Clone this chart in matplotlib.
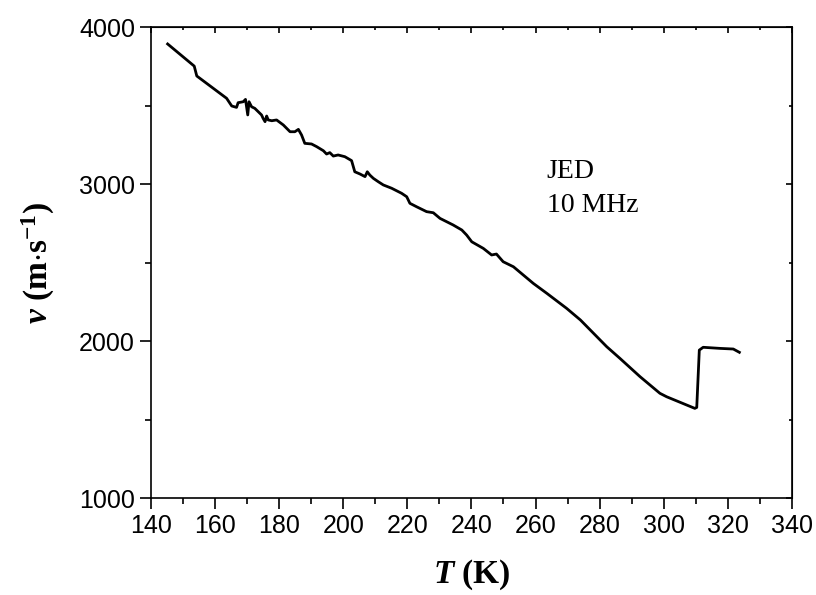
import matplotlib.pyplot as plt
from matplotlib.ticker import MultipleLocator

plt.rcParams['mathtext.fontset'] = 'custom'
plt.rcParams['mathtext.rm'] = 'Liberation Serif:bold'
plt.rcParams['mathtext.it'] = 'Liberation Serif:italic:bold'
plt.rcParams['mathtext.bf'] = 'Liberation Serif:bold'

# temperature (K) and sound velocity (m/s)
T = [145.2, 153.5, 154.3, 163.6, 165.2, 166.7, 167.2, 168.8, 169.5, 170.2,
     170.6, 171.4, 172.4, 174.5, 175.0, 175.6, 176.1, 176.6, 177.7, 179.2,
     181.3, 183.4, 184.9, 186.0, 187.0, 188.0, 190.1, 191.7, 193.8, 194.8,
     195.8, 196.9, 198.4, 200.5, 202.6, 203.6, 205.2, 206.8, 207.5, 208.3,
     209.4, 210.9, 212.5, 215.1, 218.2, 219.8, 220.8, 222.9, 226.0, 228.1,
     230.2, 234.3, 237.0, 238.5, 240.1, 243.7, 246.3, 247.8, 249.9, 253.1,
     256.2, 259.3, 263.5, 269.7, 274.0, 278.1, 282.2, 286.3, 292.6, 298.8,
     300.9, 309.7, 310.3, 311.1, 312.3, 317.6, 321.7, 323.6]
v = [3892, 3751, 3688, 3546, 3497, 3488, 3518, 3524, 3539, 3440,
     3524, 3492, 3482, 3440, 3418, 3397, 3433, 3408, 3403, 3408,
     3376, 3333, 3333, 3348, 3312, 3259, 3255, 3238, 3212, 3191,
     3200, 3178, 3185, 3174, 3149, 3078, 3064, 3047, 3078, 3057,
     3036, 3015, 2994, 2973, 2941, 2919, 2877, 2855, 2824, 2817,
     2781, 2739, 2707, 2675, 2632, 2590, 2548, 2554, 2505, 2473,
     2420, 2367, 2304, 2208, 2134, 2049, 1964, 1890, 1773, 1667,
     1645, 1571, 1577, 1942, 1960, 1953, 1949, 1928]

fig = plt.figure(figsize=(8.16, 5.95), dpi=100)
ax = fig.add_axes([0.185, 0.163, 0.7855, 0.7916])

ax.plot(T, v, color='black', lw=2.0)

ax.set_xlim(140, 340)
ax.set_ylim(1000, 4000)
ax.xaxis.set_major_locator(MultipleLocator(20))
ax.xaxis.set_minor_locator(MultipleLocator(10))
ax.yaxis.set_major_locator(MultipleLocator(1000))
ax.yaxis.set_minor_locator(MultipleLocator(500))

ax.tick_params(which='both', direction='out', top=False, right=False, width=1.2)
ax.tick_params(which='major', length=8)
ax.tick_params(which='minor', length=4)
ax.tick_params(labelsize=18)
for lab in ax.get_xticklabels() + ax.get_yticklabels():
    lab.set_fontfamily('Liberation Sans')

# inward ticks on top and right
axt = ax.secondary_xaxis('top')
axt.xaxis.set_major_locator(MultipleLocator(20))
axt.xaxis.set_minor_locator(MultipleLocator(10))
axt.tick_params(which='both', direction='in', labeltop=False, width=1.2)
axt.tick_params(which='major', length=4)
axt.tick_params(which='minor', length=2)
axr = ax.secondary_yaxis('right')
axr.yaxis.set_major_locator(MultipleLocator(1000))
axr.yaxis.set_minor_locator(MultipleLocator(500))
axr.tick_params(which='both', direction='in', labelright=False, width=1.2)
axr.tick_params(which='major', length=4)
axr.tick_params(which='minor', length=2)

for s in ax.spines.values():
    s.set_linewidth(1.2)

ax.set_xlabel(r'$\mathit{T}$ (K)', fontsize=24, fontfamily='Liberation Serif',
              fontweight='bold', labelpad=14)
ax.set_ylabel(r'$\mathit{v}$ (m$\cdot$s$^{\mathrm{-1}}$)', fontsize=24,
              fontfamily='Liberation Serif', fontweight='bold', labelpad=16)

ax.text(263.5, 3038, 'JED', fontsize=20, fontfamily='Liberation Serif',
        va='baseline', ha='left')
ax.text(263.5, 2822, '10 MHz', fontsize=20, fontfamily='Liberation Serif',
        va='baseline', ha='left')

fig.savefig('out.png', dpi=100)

### What you should do
Lines that hold the word "matplotlib" are the ones to return, every one of them.

### Answer to this problem
Clone this chart in matplotlib.
import matplotlib.pyplot as plt
from matplotlib.ticker import MultipleLocator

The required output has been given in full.